### Exercise goal
Below are records; please write out exactly the lines from the first line through the line containing "lbl.set_transform(lbl.get_transform() + shift)", with no pictures.
** Start Dataset records **
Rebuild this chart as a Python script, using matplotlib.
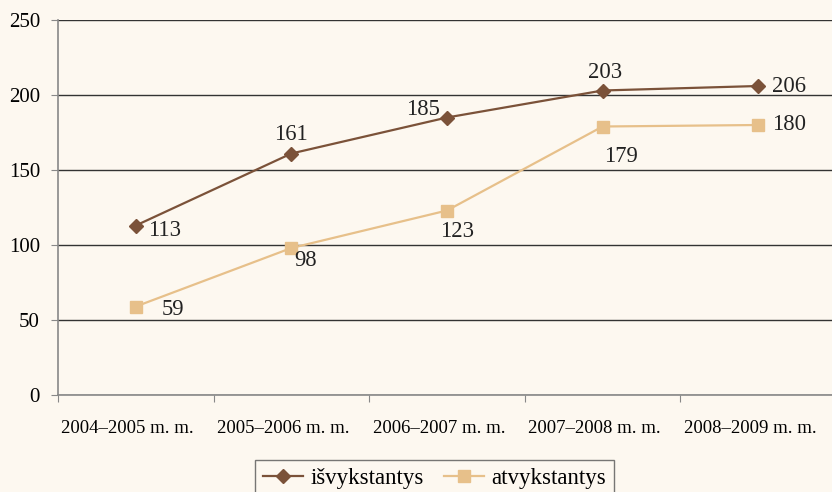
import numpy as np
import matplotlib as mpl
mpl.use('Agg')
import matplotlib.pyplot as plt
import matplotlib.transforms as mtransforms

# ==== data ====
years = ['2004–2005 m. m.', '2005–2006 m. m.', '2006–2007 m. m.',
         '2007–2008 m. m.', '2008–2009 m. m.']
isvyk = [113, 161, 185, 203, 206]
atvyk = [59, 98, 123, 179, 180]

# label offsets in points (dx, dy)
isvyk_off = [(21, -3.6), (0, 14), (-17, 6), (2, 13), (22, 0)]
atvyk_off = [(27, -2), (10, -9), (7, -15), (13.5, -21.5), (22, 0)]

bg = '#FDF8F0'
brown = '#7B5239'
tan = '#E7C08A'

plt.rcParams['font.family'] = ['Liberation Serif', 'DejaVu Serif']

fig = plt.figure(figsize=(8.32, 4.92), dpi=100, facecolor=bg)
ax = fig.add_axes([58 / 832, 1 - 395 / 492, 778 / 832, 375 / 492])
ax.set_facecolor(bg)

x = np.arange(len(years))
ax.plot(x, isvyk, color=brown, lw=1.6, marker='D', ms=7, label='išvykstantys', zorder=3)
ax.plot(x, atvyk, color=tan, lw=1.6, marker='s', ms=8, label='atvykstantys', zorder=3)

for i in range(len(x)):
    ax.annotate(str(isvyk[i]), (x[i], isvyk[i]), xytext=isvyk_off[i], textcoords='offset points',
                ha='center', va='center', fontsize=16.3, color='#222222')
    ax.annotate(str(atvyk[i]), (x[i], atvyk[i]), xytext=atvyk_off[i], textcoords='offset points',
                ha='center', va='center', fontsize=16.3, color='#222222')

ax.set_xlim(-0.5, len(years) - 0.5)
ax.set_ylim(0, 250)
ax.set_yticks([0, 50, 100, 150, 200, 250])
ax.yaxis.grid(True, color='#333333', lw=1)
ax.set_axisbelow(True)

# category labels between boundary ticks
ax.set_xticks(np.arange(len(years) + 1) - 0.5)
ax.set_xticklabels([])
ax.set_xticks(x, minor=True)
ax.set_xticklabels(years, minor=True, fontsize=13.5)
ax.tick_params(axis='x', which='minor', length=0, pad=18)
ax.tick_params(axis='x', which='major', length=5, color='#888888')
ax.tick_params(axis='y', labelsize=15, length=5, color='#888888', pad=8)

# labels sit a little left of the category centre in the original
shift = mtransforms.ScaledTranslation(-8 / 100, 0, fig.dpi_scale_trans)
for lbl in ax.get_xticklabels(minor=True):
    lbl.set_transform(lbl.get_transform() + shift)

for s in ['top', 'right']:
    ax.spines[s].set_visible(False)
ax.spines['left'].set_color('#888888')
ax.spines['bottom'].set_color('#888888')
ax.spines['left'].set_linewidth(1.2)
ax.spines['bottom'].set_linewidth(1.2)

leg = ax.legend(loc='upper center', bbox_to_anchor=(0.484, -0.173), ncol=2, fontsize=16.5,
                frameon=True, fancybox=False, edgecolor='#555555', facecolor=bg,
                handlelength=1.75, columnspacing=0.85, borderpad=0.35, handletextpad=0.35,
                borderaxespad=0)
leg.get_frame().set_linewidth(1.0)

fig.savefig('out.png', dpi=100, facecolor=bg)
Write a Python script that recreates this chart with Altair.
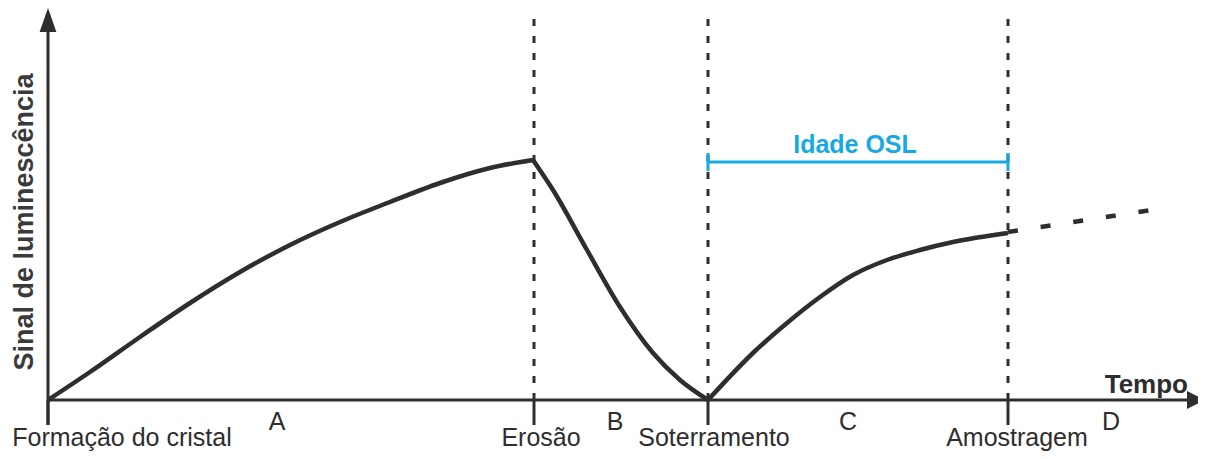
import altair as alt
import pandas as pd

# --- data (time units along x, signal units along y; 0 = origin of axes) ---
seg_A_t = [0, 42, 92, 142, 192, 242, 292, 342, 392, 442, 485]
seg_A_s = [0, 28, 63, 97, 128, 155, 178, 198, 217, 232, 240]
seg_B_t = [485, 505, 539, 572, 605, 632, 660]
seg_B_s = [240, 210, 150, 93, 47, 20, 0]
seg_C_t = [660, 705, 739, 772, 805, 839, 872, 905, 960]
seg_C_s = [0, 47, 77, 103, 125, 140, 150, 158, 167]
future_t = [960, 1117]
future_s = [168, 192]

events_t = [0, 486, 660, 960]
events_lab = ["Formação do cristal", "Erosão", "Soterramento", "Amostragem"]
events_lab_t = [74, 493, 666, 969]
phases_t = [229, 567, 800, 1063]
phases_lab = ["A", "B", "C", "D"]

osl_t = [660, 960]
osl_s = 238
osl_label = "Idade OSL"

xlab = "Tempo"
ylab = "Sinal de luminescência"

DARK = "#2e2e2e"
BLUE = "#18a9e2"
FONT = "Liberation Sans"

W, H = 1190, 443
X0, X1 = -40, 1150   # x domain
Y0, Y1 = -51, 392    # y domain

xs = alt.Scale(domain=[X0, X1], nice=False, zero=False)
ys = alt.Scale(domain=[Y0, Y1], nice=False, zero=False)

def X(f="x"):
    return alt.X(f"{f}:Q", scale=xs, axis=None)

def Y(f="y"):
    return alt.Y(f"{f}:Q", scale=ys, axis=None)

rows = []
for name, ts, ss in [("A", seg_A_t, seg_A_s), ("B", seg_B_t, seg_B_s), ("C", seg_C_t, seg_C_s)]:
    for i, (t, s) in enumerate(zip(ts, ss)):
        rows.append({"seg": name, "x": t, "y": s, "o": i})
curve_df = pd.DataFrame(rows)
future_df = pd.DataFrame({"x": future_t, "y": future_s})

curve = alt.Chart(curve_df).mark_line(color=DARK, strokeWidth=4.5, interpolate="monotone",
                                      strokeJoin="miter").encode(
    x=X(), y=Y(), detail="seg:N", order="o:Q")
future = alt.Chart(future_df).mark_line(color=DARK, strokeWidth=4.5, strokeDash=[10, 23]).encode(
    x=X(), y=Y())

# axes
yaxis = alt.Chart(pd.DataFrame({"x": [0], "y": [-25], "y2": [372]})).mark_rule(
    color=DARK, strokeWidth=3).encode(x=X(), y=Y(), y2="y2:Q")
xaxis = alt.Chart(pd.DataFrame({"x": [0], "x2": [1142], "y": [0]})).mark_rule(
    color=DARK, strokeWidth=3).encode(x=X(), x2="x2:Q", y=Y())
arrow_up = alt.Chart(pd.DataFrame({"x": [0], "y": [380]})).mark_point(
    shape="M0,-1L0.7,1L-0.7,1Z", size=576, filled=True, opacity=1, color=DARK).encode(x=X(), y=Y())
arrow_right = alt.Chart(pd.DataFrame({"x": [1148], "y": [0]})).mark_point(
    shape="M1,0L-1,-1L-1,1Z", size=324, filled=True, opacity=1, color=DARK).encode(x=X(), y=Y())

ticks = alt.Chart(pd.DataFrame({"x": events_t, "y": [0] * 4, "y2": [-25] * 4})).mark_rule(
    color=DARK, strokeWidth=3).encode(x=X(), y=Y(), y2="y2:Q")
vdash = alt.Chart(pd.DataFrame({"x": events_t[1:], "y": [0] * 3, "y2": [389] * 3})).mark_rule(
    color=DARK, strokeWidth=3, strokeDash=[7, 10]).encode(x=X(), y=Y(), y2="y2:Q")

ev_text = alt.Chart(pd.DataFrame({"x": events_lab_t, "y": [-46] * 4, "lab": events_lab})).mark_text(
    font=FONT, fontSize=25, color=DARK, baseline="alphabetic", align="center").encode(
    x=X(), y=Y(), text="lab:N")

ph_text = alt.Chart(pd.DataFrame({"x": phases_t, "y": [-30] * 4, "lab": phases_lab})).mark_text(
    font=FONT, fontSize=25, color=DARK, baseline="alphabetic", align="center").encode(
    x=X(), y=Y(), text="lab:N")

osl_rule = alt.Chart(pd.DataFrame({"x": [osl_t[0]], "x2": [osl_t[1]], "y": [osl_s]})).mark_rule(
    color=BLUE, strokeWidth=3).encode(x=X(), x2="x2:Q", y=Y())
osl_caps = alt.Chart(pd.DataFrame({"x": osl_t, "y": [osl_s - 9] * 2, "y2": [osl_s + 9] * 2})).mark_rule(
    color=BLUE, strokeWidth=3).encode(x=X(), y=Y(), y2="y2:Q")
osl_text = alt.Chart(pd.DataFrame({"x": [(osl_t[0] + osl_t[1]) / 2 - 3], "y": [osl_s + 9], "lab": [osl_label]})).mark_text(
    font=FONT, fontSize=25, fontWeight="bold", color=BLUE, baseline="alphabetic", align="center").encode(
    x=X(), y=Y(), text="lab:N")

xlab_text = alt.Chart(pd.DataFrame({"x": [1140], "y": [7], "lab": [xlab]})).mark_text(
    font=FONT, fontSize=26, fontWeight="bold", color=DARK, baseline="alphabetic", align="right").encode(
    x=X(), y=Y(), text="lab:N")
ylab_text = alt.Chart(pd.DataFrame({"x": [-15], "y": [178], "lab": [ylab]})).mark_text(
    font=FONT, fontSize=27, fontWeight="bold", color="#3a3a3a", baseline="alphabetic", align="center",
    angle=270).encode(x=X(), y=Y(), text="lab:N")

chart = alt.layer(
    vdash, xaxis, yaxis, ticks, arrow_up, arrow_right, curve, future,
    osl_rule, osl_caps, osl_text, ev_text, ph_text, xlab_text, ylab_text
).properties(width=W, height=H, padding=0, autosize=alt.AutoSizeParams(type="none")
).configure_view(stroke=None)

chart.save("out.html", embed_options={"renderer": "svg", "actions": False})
** End Dataset records **
### Answer for this exercise
Rebuild this chart as a Python script, using matplotlib.
import numpy as np
import matplotlib as mpl
mpl.use('Agg')
import matplotlib.pyplot as plt
import matplotlib.transforms as mtransforms

# ==== data ====
years = ['2004–2005 m. m.', '2005–2006 m. m.', '2006–2007 m. m.',
         '2007–2008 m. m.', '2008–2009 m. m.']
isvyk = [113, 161, 185, 203, 206]
atvyk = [59, 98, 123, 179, 180]

# label offsets in points (dx, dy)
isvyk_off = [(21, -3.6), (0, 14), (-17, 6), (2, 13), (22, 0)]
atvyk_off = [(27, -2), (10, -9), (7, -15), (13.5, -21.5), (22, 0)]

bg = '#FDF8F0'
brown = '#7B5239'
tan = '#E7C08A'

plt.rcParams['font.family'] = ['Liberation Serif', 'DejaVu Serif']

fig = plt.figure(figsize=(8.32, 4.92), dpi=100, facecolor=bg)
ax = fig.add_axes([58 / 832, 1 - 395 / 492, 778 / 832, 375 / 492])
ax.set_facecolor(bg)

x = np.arange(len(years))
ax.plot(x, isvyk, color=brown, lw=1.6, marker='D', ms=7, label='išvykstantys', zorder=3)
ax.plot(x, atvyk, color=tan, lw=1.6, marker='s', ms=8, label='atvykstantys', zorder=3)

for i in range(len(x)):
    ax.annotate(str(isvyk[i]), (x[i], isvyk[i]), xytext=isvyk_off[i], textcoords='offset points',
                ha='center', va='center', fontsize=16.3, color='#222222')
    ax.annotate(str(atvyk[i]), (x[i], atvyk[i]), xytext=atvyk_off[i], textcoords='offset points',
                ha='center', va='center', fontsize=16.3, color='#222222')

ax.set_xlim(-0.5, len(years) - 0.5)
ax.set_ylim(0, 250)
ax.set_yticks([0, 50, 100, 150, 200, 250])
ax.yaxis.grid(True, color='#333333', lw=1)
ax.set_axisbelow(True)

# category labels between boundary ticks
ax.set_xticks(np.arange(len(years) + 1) - 0.5)
ax.set_xticklabels([])
ax.set_xticks(x, minor=True)
ax.set_xticklabels(years, minor=True, fontsize=13.5)
ax.tick_params(axis='x', which='minor', length=0, pad=18)
ax.tick_params(axis='x', which='major', length=5, color='#888888')
ax.tick_params(axis='y', labelsize=15, length=5, color='#888888', pad=8)

# labels sit a little left of the category centre in the original
shift = mtransforms.ScaledTranslation(-8 / 100, 0, fig.dpi_scale_trans)
for lbl in ax.get_xticklabels(minor=True):
    lbl.set_transform(lbl.get_transform() + shift)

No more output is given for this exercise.